13 Apr The Bush Administration’s “Good Friend” in Equatorial Guinea
Liberal Oasis has an enlightening post about the warm relationship between the Bush administration and Teodoro Obiang Nguema Mbasogo, the president of Equatorial Guinea — a relationship that can only be explained by the U.S.’s interest in the country’s plentiful oil reserves, given its equally plentiful political repression (emphasis in the original):
Yesterday, Condi Rice stood next to Equatorial Guinea President Teodoro Obiang Nguema Mbasogo — a man who has made Parade’s “Annual List of the World’s 10 Worst Dictators” four years running — and called him “a good friend.”
Then, with Obiang at her side, she proceed to threaten Iran, calling on the U.N. Security Council to take “strong steps” against it.
This hypocrisy would be funny, if it weren’t so damaging to our national security.
Rice just two months ago reiterated our foreign policy objectives as “stem the tide of terrorism and to help advance freedom and democratic rights.”
In turn, she said our Iran policy is to “actively confront the aggressive policies of the Iranian regime. At the same time, we will work to support the aspirations of the Iranian people for freedom and democracy in their country.”
And about one year ago, Rice proclaimed, “the Middle East is changing and even the unelected leaders in Tehran must recognize this fact. They must know that the energy of reform that is building all around them will one day inspire Iran’s citizens to demand their liberty and their rights.”

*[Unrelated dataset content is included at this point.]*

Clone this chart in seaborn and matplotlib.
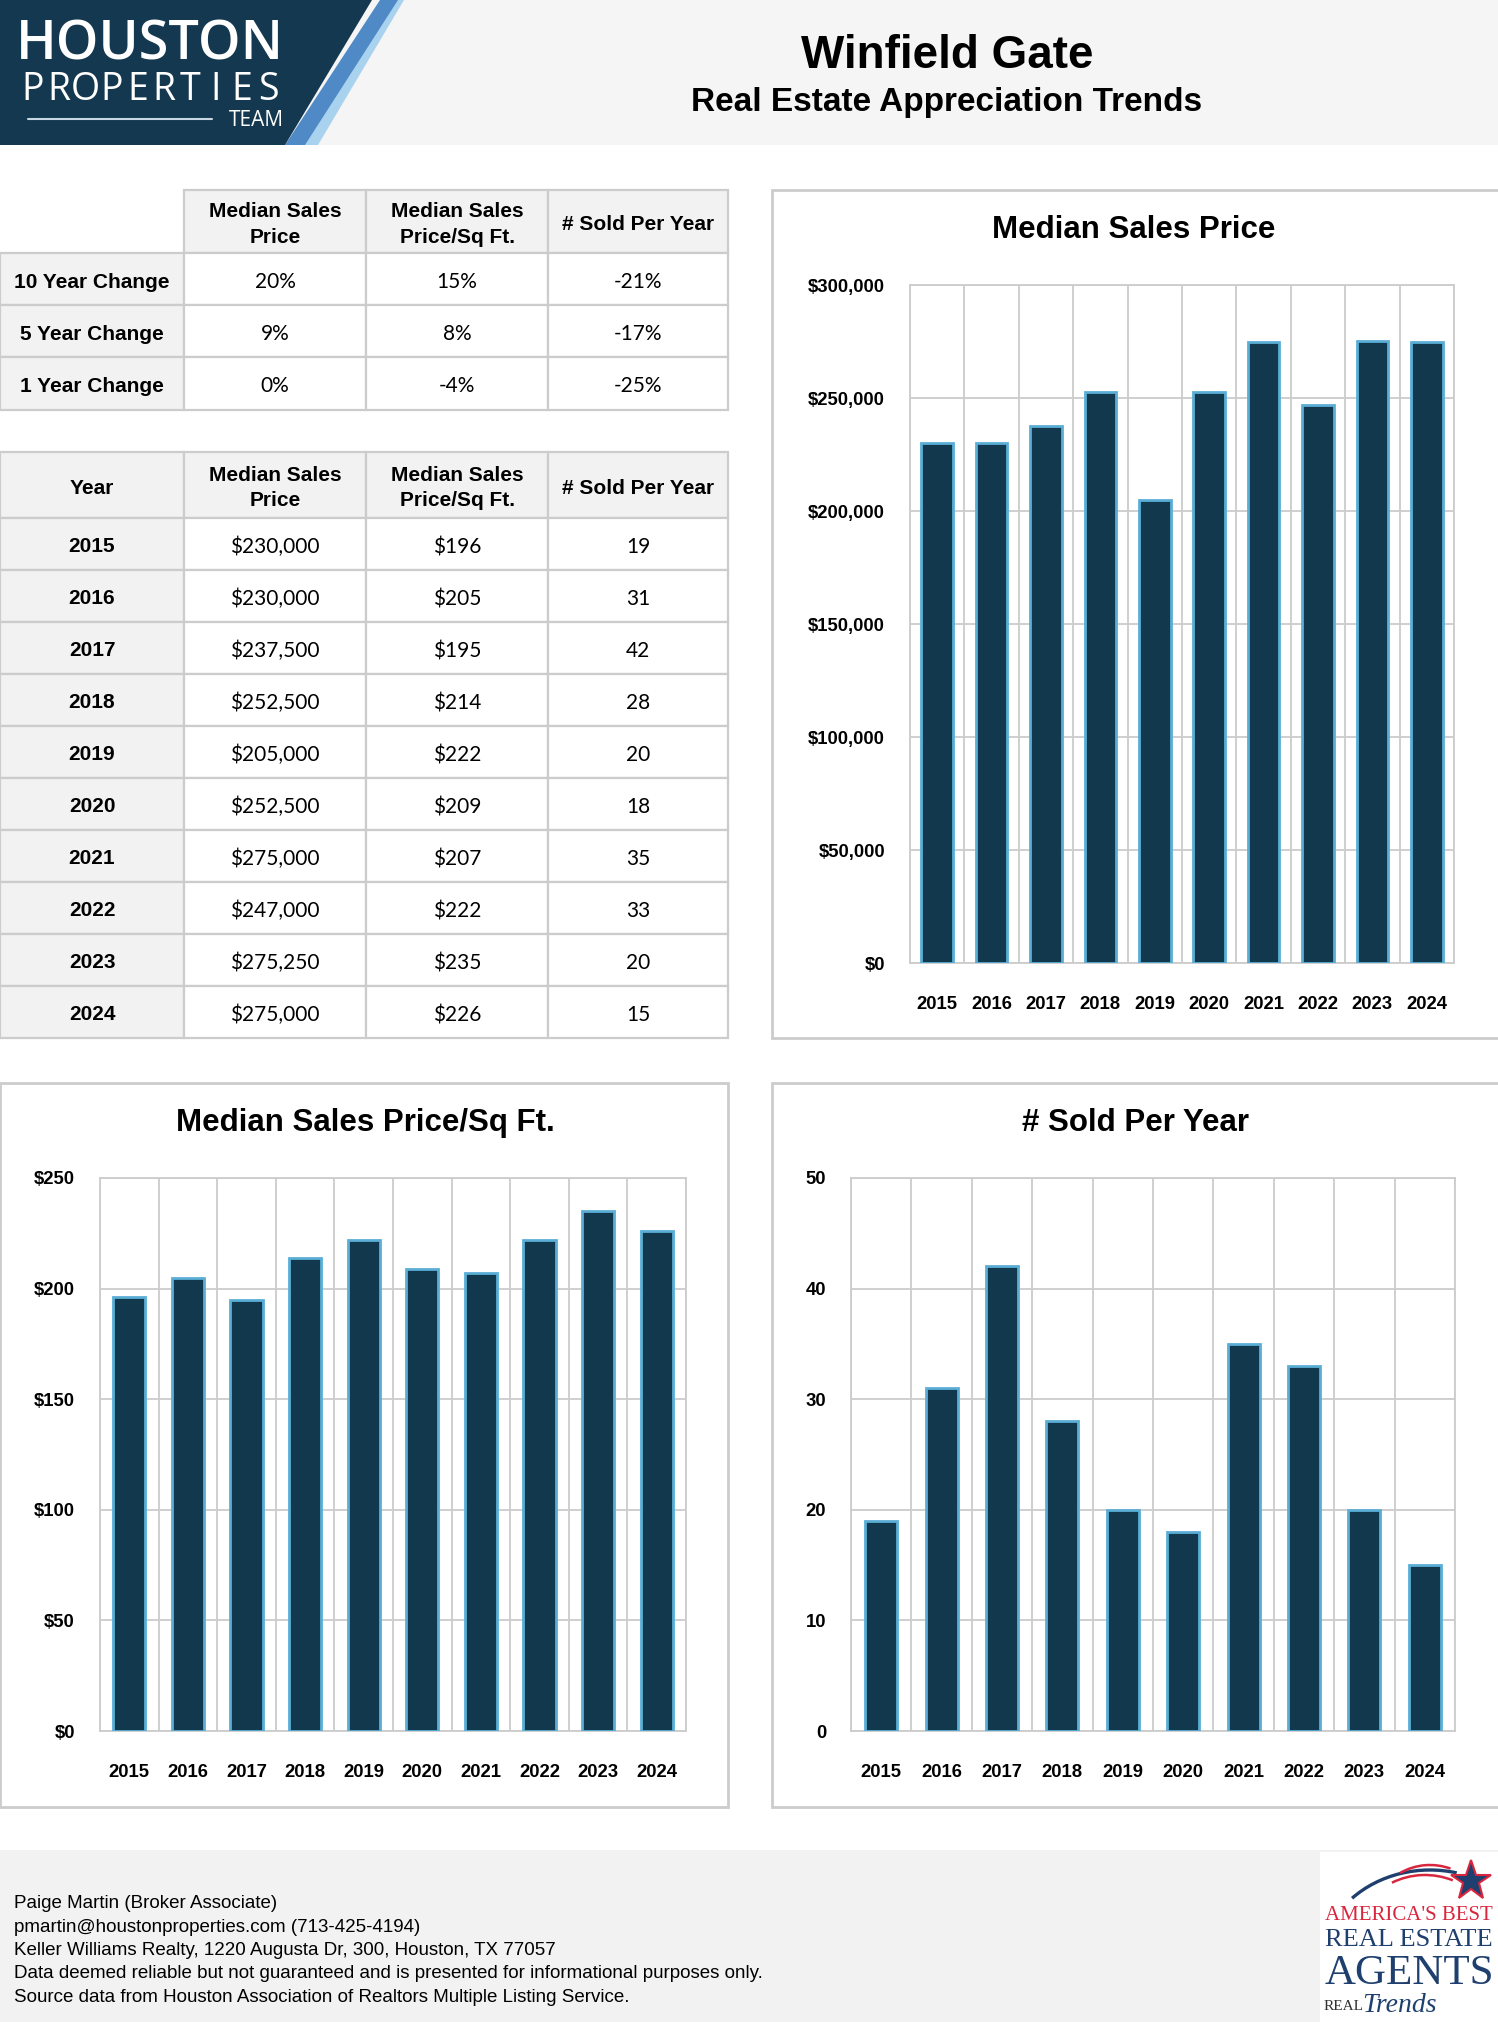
import numpy as np
import pandas as pd
import matplotlib
matplotlib.use("Agg")
import matplotlib.pyplot as plt
import seaborn as sns
from matplotlib.patches import Rectangle, Polygon, Arc
from matplotlib.ticker import FuncFormatter

# --- data ---
years = [2015, 2016, 2017, 2018, 2019, 2020, 2021, 2022, 2023, 2024]
median_price = [230000, 230000, 237500, 252500, 205000, 252500, 275000, 247000, 275250, 275000]
price_sqft = [196, 205, 195, 214, 222, 209, 207, 222, 235, 226]
sold_per_year = [19, 31, 42, 28, 20, 18, 35, 33, 20, 15]

change_labels = ["10 Year Change", "5 Year Change", "1 Year Change"]
change_price = ["20%", "9%", "0%"]
change_sqft = ["15%", "8%", "-4%"]
change_sold = ["-21%", "-17%", "-25%"]

col_headers = ["Median Sales\nPrice", "Median Sales\nPrice/Sq Ft.", "# Sold Per Year"]
footer_lines = [
    "Paige Martin (Broker Associate)",
    "pmartin@houstonproperties.com (713-425-4194)",
    "Keller Williams Realty, 1220 Augusta Dr, 300, Houston, TX 77057",
    "Data deemed reliable but not guaranteed and is presented for informational purposes only.",
    "Source data from Houston Association of Realtors Multiple Listing Service.",
]

sns.set_style("white")
plt.rcParams["font.family"] = ["Liberation Sans", "DejaVu Sans"]
plt.rcParams["text.color"] = "black"
plt.rcParams["xtick.color"] = "black"
plt.rcParams["ytick.color"] = "black"

NAVY = "#12384e"
EDGE = "#5aaed6"
GRID = "#cccccc"
LIGHT = "#f2f2f2"

W, H = 1498, 2022


def rect(x0, y0, x1, y1):
    return [x0 / W, 1 - y1 / H, (x1 - x0) / W, (y1 - y0) / H]


fig = plt.figure(figsize=(W / 100, H / 100), dpi=100)
bg = fig.add_axes([0, 0, 1, 1])
bg.set_xlim(0, W)
bg.set_ylim(H, 0)
bg.axis("off")

# --- header band and logo ---
bg.add_patch(Rectangle((0, 0), W, 145, color="#f5f5f5", lw=0))
bg.add_patch(Polygon([(300, 145), (392, 0), (404, 0), (318, 145)], closed=True, color="#a9d2ef", lw=0))
bg.add_patch(Polygon([(285, 145), (380, 0), (398, 0), (305, 145)], closed=True, color="#4f8ac6", lw=0))
bg.add_patch(Polygon([(0, 0), (372, 0), (285, 145), (0, 145)], closed=True, color="#14384f", lw=0))
bg.text(150, 45, "HOUSTON", color="white", fontsize=39, fontweight="semibold",
        family="Open Sans", ha="center", va="center")
for ch, xc in zip("PROPERTIES", np.linspace(33, 268, 10)):
    bg.text(xc, 90, ch, color="white", fontsize=27, family="Open Sans",
            ha="center", va="center")
bg.plot([28, 212], [119, 119], color="#c8d6e2", lw=1.5)
bg.text(284, 121, "TEAM", color="white", fontsize=15, family="Open Sans",
        ha="right", va="center")

bg.text(947, 56, "Winfield Gate", fontsize=33, fontweight="bold",
        ha="center", va="center")
bg.text(947, 103, "Real Estate Appreciation Trends", fontsize=24, fontweight="bold",
        ha="center", va="center")


# --- tables ---
def draw_table(x_edges, y_edges, rows, blank_corner):
    for r, row in enumerate(rows):
        for c, txt in enumerate(row):
            x0, x1 = x_edges[c], x_edges[c + 1]
            y0, y1 = y_edges[r], y_edges[r + 1]
            head = r == 0 or c == 0
            if blank_corner and r == 0 and c == 0:
                continue
            bg.add_patch(Rectangle((x0, y0), x1 - x0, y1 - y0,
                                   facecolor=LIGHT if head else "white",
                                   edgecolor=GRID, lw=1.6))
            yc = (y0 + y1) / 2 + 3
            if head:
                bg.text((x0 + x1) / 2, yc, txt, fontsize=15,
                        fontweight="bold", ha="center", va="center", linespacing=1.45)
            else:
                bg.text((x0 + x1) / 2, yc, txt, fontsize=15,
                        family="Lato", ha="center", va="center")


xe = [0, 184, 366, 548, 728]
rows1 = [[""] + col_headers]
for i, lab in enumerate(change_labels):
    rows1.append([lab, change_price[i], change_sqft[i], change_sold[i]])
draw_table(xe, [190, 253, 305, 357, 410], rows1, True)

rows2 = [["Year"] + col_headers]
for i, y in enumerate(years):
    rows2.append([str(y), f"${median_price[i]:,.0f}", f"${price_sqft[i]:,.0f}", str(sold_per_year[i])])
draw_table(xe, [452] + [518 + 52 * i for i in range(11)], rows2, False)

# --- chart panels ---
panels = [(772, 190, 1500, 1038), (0, 1083, 728, 1807), (772, 1083, 1500, 1807)]
for x0, y0, x1, y1 in panels:
    bg.add_patch(Rectangle((x0, y0), x1 - x0, y1 - y0, facecolor="white", edgecolor=GRID, lw=2))


def bar_chart(box, vals, ymax, step, fmt, width, title, title_xy):
    ax = fig.add_axes(rect(*box))
    df = pd.DataFrame({"Year": [str(y) for y in years], "Value": vals})
    sns.barplot(data=df, x="Year", y="Value", ax=ax, color=NAVY, edgecolor=EDGE,
                linewidth=2, width=width, saturation=1, zorder=3)
    ax.set_xlim(-0.5, len(years) - 0.5)
    ax.set_ylim(0, ymax)
    ax.set_yticks(np.arange(0, ymax + 1, step))
    ax.yaxis.set_major_formatter(FuncFormatter(fmt))
    ax.set_xticks(np.arange(-0.5, len(years), 1), minor=True)
    ax.set_axisbelow(True)
    ax.grid(False)
    ax.grid(axis="x", which="minor", color=GRID, lw=1.3)
    ax.grid(axis="y", which="major", color=GRID, lw=1.3)
    ax.tick_params(axis="x", which="minor", length=0)
    ax.tick_params(axis="both", which="major", length=8, width=2.2, color="black",
                   direction="out", labelsize=13.3)
    ax.tick_params(axis="x", which="major", pad=16)
    ax.tick_params(axis="y", which="major", pad=10)
    for lab in ax.get_xticklabels() + ax.get_yticklabels():
        lab.set_fontweight("bold")
    for s in ax.spines.values():
        s.set_color(GRID)
        s.set_linewidth(1.3)
    ax.set_xlabel("")
    ax.set_ylabel("")
    bg.text(title_xy[0], title_xy[1], title, fontsize=22.5, fontweight="bold",
            ha="center", va="center")
    return ax


bar_chart((910, 285, 1454, 963), median_price, 300000, 50000,
          lambda v, p: f"${v:,.0f}", 0.58, "Median Sales Price", (1134, 230))
bar_chart((100, 1178, 686, 1731), price_sqft, 250, 50,
          lambda v, p: f"${v:,.0f}", 0.55, "Median Sales Price/Sq Ft.", (365, 1123))
bar_chart((851, 1178, 1455, 1731), sold_per_year, 50, 10,
          lambda v, p: f"{v:.0f}", 0.53, "# Sold Per Year", (1136, 1123))

# --- footer ---
bg.add_patch(Rectangle((0, 1850), W, H - 1850, color=LIGHT, lw=0))
for i, line in enumerate(footer_lines):
    bg.text(14, 1904 + 23.3 * i, line, fontsize=13.5, ha="left", va="center")

bg.add_patch(Rectangle((1320, 1852), 178, 170, color="white", lw=0))
bg.add_patch(Arc((1430, 1966), 220, 192, theta1=221, theta2=286, color="#1f3f6e", lw=2.4))
bg.add_patch(Arc((1425, 1940), 140, 130, theta1=240, theta2=295, color="#d9263f", lw=1.8))
bg.add_patch(Arc((1430, 1925), 120, 120, theta1=240, theta2=290, color="#d9263f", lw=1.8))
bg.plot([1471], [1881], marker="*", markersize=30, color="#1f3f6e",
        markeredgecolor="#d9263f", markeredgewidth=1.5)
bg.text(1409, 1916, "AMERICA'S BEST", color="#d9263f", fontsize=15,
        family="Liberation Serif", ha="center", va="center")
bg.text(1409, 1940, "REAL ESTATE", color="#1f3f6e", fontsize=19,
        family="Liberation Serif", ha="center", va="center")
bg.text(1409, 1974, "AGENTS", color="#1f3f6e", fontsize=31,
        family="Liberation Serif", ha="center", va="center")
bg.text(1324, 2006, "REAL", color="#333333", fontsize=11,
        family="Liberation Serif", ha="left", va="center")
bg.text(1362, 2005, "Trends", color="#1f3f6e", fontsize=20, style="italic",
        family="Liberation Serif", ha="left", va="center")

fig.savefig("out.png", dpi=100)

Apparently, the unelected leaders of Tehran must recognize that freedom is on the march, but the unelected leader of Equatorial Guinea can skip it.
Rice’s “good friend” Mr. Obiang is primarily known for living the high life off his country’s relatively newfound oil revenues, while his people live on less than $1 a day without clean water.

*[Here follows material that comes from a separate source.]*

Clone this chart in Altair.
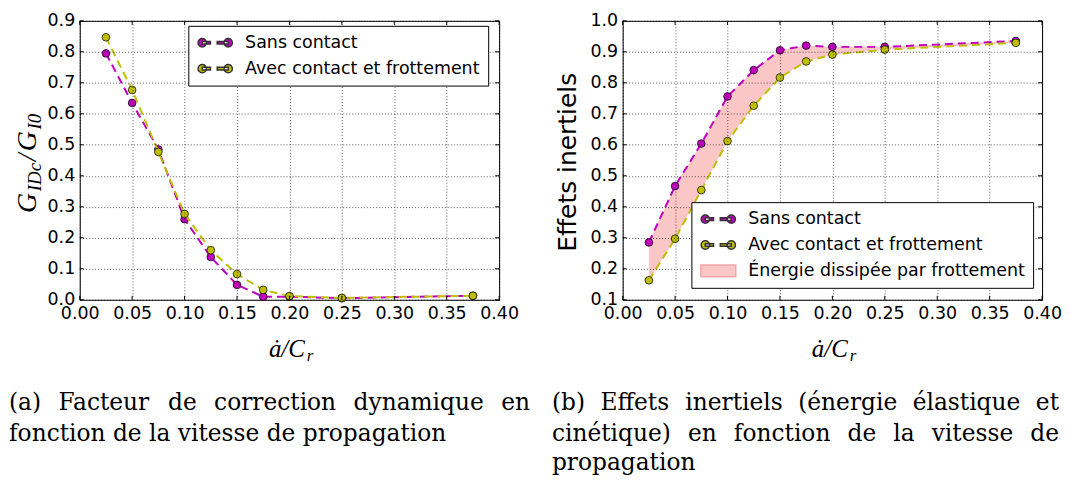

And Rice’s own State Department has complied quite a rap sheet on Obiang’s rule, including these gems:
— In September [2005] [Amnesty International] reported that torture was widespread in the country’s places of detention and during the course of trials.
— In 2004 senior government officials told foreign diplomats that human rights did not apply to criminals and that torture of known criminals was not a human rights abuse.
— Unlike [2004], there were no reports that prisoners died from torture; however, there were reports that officials tortured political opposition activists and other persons during the year.
— An independent or privately owned press was nearly nonexistent … Foreign celebrity and sports publications were available for sale at foreign-owned grocery stores, but no newspapers; there were no bookstores or newsstands in the country.
— The law authorizes government censorship of all publications. During the year the Ministry of Information sometimes required publishers to submit a copy for approval prior to publication.
— The president’s son, Teodoro Nguema Obiang Mangue, owned the only private radio station, Radio Asonga.
Gee, why does Obiang get to be Condi’s “good friend” and the Iran mullahs get threatened with tactical nuclear weapons?
Cause we already have our hands on Equatorial Guinea’s oil, silly.
Rice threatening of Iran while coddling Obiang puts Bush’s democracy hypocrisy in sharp focus.
Yet more evidence confirming the proposition in Philippe Sands’ Lawless World (2005) that the administration of George W. Bush ‘has done more to curtail fundamental human rights than any U.S. government in living memory.’ And further reinforcement of the belief that there is an Orwellian abyss between official rhetoric and reality on the ground.